On Tue, 19 Oct 2004 18:32:50 +0200, Erik Wien <wien@start.no> wrote:
----- Original Message ----- From: "Rogier van Dalen" <rogiervd@gmail.com>
I've recently started on the first draft of a Unicode library.
Interesting. Is there a discussion going about this library that I have missed, or haven't you posted anything about it yet? I'd hate to start something like this, if there is already being made an effort on the subject.
It's in the planning stage; I have a preliminary implementation of some parts. Your message made me bring out my ideas into the public.
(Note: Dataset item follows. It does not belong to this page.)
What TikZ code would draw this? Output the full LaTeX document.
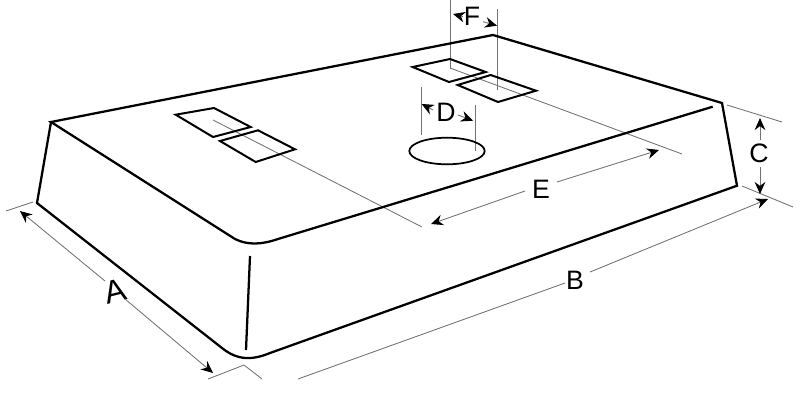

I think a definition of unicode::code as uint32_t would be much better. Problem is, codecvt is only implemented for wchar_t and char, so it's not possible to make a Unicode codecvt without manually adding (dummy) implementations of codecvt<unicode::code,char,mbstate_t> to the std namespace. I guess this is the reason that Ron Garcia just used wchar_t.
I don't really feel locking the code unit size to 32bits is a good solution either as strings would then become unneccesarily large.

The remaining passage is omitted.